Abstract

Paleozoic sedimentary successions in northern Ethiopia contain evidence for two Gondwana glaciations during the Late Ordovician and Carboniferous–Permian. We compare the sediments of the two glaciations with respect to their detrital zircon U–Pb ages. The main age group for both formations is Pan-African (c. 700–550 Ma). However, the remaining spectra are different. The Upper Ordovician–Lower Silurian Enticho Sandstone is characterized by a Stenian–Tonian (c. 1 Ga) zircon population. The Carboniferous–Permian Edaga Arbi Glacials contain a prominent c. 800 Ma population. The Stenian–Tonian zircons are probably derived from the centre of the East African Orogen and were supplied via the Gondwana super-fan system.
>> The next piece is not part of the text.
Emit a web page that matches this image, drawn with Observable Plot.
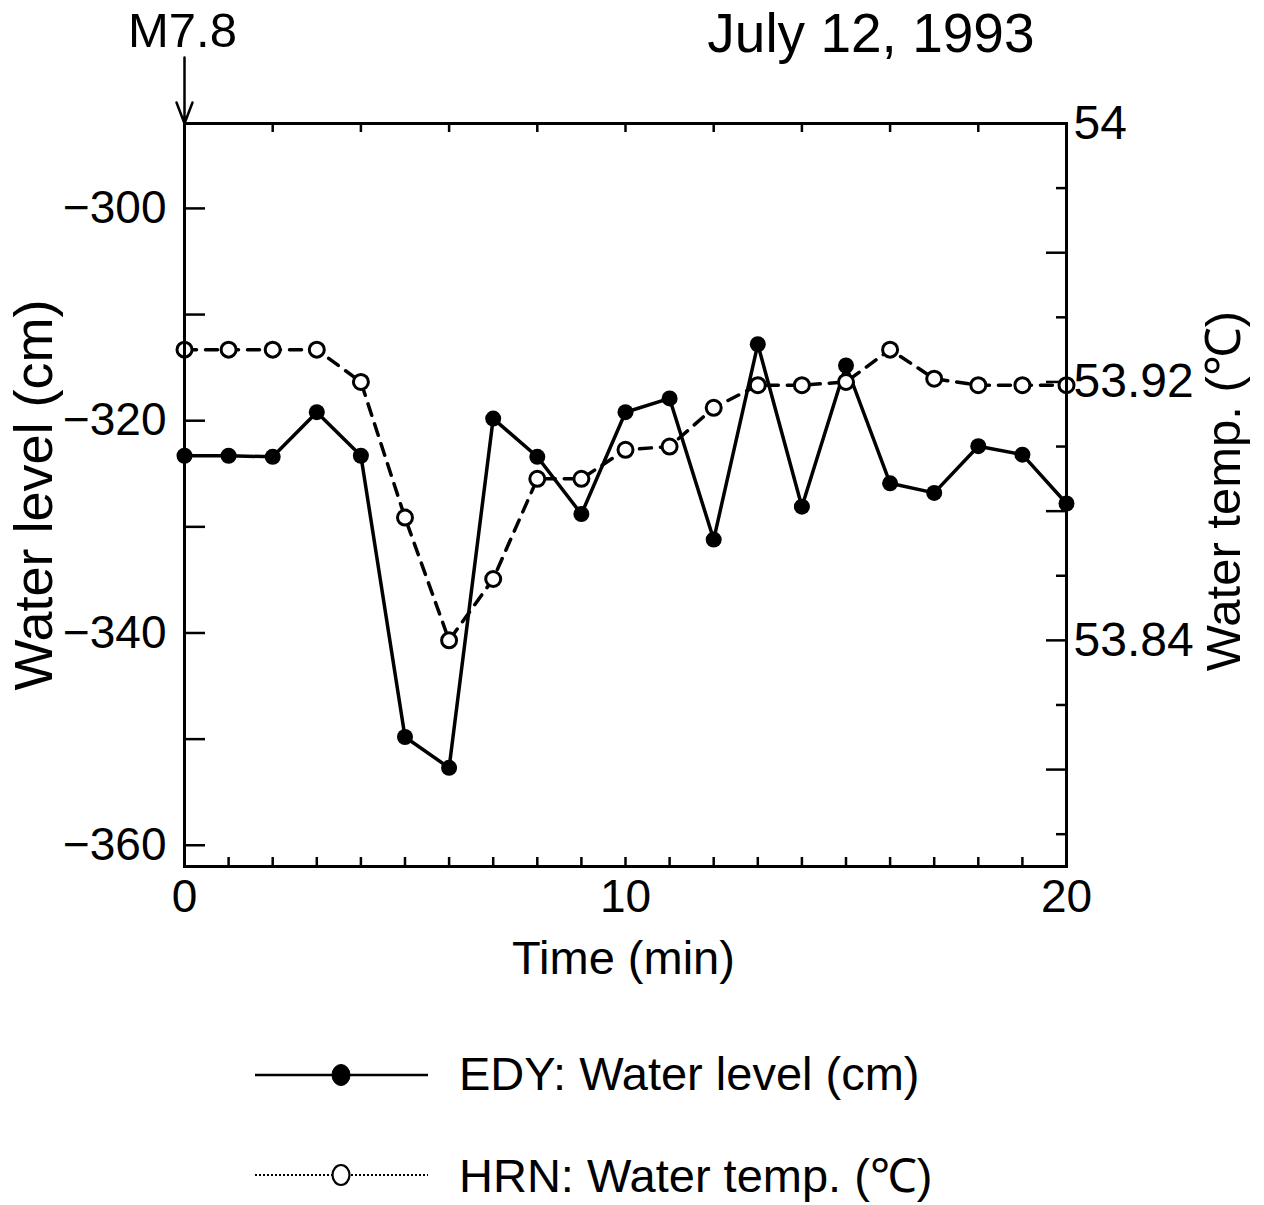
<!DOCTYPE html>
<html>
<head>
<meta charset="utf-8">
<script src="https://cdn.jsdelivr.net/npm/d3@7"></script>
<script src="https://cdn.jsdelivr.net/npm/@observablehq/plot@0.6"></script>
<style>
  html, body { margin: 0; padding: 0; background: #fff; }
  body { width: 1264px; font-family: "Liberation Sans", Arial, Helvetica, sans-serif; color: #000; }
  #legend { position: relative; width: 1264px; height: 195px; }
  .row { position: absolute; left: 0; width: 1264px; height: 60px; }
  .row svg { position: absolute; left: 250px; top: 0; }
  .row span { position: absolute; left: 459px; top: 50%; transform: translateY(-52%); font-size: 47px; white-space: nowrap; }
</style>
</head>
<body>
<div id="chart"></div>
<div id="legend"></div>
<script>
// ---- data ----
const minutes = [0, 1, 2, 3, 4, 5, 6, 7, 8, 9, 10, 11, 12, 13, 14, 15, 16, 17, 18, 19, 20];
const waterLevel = [-323.3, -323.3, -323.4, -319.2, -323.3, -349.8, -352.7, -319.8, -323.4, -328.8, -319.2,
                    -317.9, -331.2, -312.8, -328.1, -314.8, -325.9, -326.8, -322.4, -323.2, -327.8];
const waterTemp = [53.930, 53.930, 53.930, 53.930, 53.920, 53.878, 53.840, 53.859, 53.890, 53.890, 53.899,
                   53.900, 53.912, 53.919, 53.919, 53.920, 53.930, 53.921, 53.919, 53.919, 53.919];

const xTickLabels = [0, 10, 20];
const xMinorTicks = [0, 1, 2, 3, 4, 5, 6, 7, 8, 9, 10, 11, 12, 13, 14, 15, 16, 17, 18, 19, 20];
const xTopTicks = [2, 4, 6, 8, 10, 12, 14, 16, 18];
const levelTickLabels = [-360, -340, -320, -300];
const levelTicks = [-360, -350, -340, -330, -320, -310, -300];
const levelDomain = [-362, -292];
const tempDomain = [53.77, 54];
const tempTickValues = [53.84, 53.92, 54];
const tempTickLabels = ["53.84", "53.92", "54"];
const tempMajorTicks = [53.80, 53.84, 53.88, 53.92, 53.96];
const tempMinorTicks = [53.78, 53.82, 53.86, 53.90, 53.94, 53.98];
const title = "July 12, 1993";
const event = [{time: 0, label: "M7.8"}];
const seriesNames = ["EDY: Water level (cm)", "HRN: Water temp. (\u2103)"];
const axisTitles = {x: "Time (min)", y: "Water level (cm)", y2: "Water temp. (\u2103)"};

// ---- layout ----
const W = 1264, H = 1010;
const mL = 184, mR = 198, mT = 123, mB = 144;
const plotW = W - mL - mR, plotH = H - mT - mB;

// secondary (temperature) axis mapped onto the primary y scale
const tempToY = d3.scaleLinear().domain(tempDomain).range(levelDomain);

const levelData = minutes.map((t, i) => ({t, v: waterLevel[i]}));
const tempData = minutes.map((t, i) => ({t, v: tempToY(waterTemp[i])}));

const font = '"Liberation Sans", Arial, Helvetica, sans-serif';

// narrow arrowhead for the earthquake marker
const narrowArrow = {
  draw(context, l) {
    context.moveTo(0, 0);
    context.lineTo(0, -l);
    context.moveTo(-8, 21 - l);
    context.lineTo(0, -l);
    context.lineTo(8, 21 - l);
  }
};

const chart = Plot.plot({
  width: W, height: H,
  marginLeft: mL, marginRight: mR, marginTop: mT, marginBottom: mB,
  style: {fontFamily: font, fontSize: "46px", color: "#000", background: "#fff"},
  x: {domain: [0, 20]},
  y: {domain: levelDomain},
  marks: [
    // tick labels
    Plot.axisY({ticks: levelTickLabels, tickSize: 0, tickPadding: 18, label: null, fontSize: 46}),
    Plot.axisX({ticks: xTickLabels, tickSize: 0, tickPadding: 13, label: null, fontSize: 46}),
    Plot.text(tempTickValues, {y: d => tempToY(d), text: (d, i) => tempTickLabels[i],
      frameAnchor: "right", textAnchor: "start", lineAnchor: "middle", dx: 7, fontSize: 48}),
    // inward ticks
    Plot.tickY(levelTicks, {y: d => d, insetRight: plotW - 21, strokeWidth: 2.5}),
    Plot.tickY(tempMajorTicks, {y: d => tempToY(d), insetLeft: plotW - 20, strokeWidth: 2.5}),
    Plot.tickY(tempMinorTicks, {y: d => tempToY(d), insetLeft: plotW - 10, strokeWidth: 2.5}),
    Plot.tickX(xMinorTicks, {x: d => d, insetTop: plotH - 9, strokeWidth: 2.5}),
    Plot.tickX(xTopTicks, {x: d => d, insetBottom: plotH - 9, strokeWidth: 2.5}),
    // axis titles
    Plot.text([axisTitles.y], {frameAnchor: "left", textAnchor: "middle", lineAnchor: "middle",
      dx: -150, rotate: -90, fontSize: 54}),
    Plot.text([axisTitles.y2], {frameAnchor: "right", textAnchor: "middle", lineAnchor: "middle",
      dx: 158, dy: -4, rotate: -90, fontSize: 49}),
    Plot.text([axisTitles.x], {frameAnchor: "bottom", textAnchor: "middle", lineAnchor: "middle",
      dx: -2, dy: 92, fontSize: 47}),
    // title & event annotation
    Plot.text([title], {frameAnchor: "top-right", textAnchor: "end", lineAnchor: "middle",
      dx: -32, dy: -89, fontSize: 55, letterSpacing: 4}),
    Plot.text(event, {x: "time", text: "label", frameAnchor: "top", lineAnchor: "middle",
      dy: -92, dx: -2, fontSize: 49}),
    Plot.vector(event, {x: "time", frameAnchor: "top", length: 66, rotate: 180, anchor: "end",
      shape: narrowArrow, strokeWidth: 2.5, stroke: "#000"}),
    // series
    Plot.line(tempData, {x: "t", y: "v", stroke: "#000", strokeWidth: 3.5, strokeDasharray: "12,9"}),
    Plot.line(levelData, {x: "t", y: "v", stroke: "#000", strokeWidth: 3.5}),
    Plot.dot(levelData, {x: "t", y: "v", r: 8, fill: "#000", stroke: "none"}),
    Plot.dot(tempData, {x: "t", y: "v", r: 7.5, fill: "#fff", stroke: "#000", strokeWidth: 3}),
    Plot.frame({stroke: "#000", strokeWidth: 3})
  ]
});
document.getElementById("chart").appendChild(chart);

// ---- legend ----
const legend = document.getElementById("legend");
const rows = [
  {name: seriesNames[0], dash: null, fill: "#000", top: 35},
  {name: seriesNames[1], dash: "2,2", fill: "#fff", top: 135}
];
rows.forEach(r => {
  const row = document.createElement("div");
  row.className = "row";
  row.style.top = r.top + "px";
  row.innerHTML =
    `<svg width="185" height="60" viewBox="0 0 185 60">
       <line x1="5" y1="30" x2="178" y2="30" stroke="#000" stroke-width="${r.dash ? 2 : 2.5}" ${r.dash ? `stroke-dasharray="${r.dash}"` : ""}/>
       <ellipse cx="91" cy="30" rx="${r.dash ? 8.5 : 9}" ry="${r.dash ? 10 : 10.5}" fill="${r.fill}" stroke="#000" stroke-width="${r.dash ? 2.2 : 1}"/>
     </svg>
     <span>${r.name}</span>`;
  legend.appendChild(row);
});
</script>
</body>
</html>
This material was transported by the Late Ordovician glaciers and formed the Enticho Sandstone. Tonian (c. 800 Ma) zircons are abundant in the Ethiopian basement and represent the earliest formation stage of the southern Arabian–Nubian Shield. Glaciers of the Late Paleozoic Ice Age must have cut deeply into the basement for efficient erosion. No recycling of the Enticho Sandstone by the Edaga Arbi Glacials took place on a grand scale, probably because the sedimentation of the former was limited to northern Ethiopia, whereas the source area for the latter was to the south.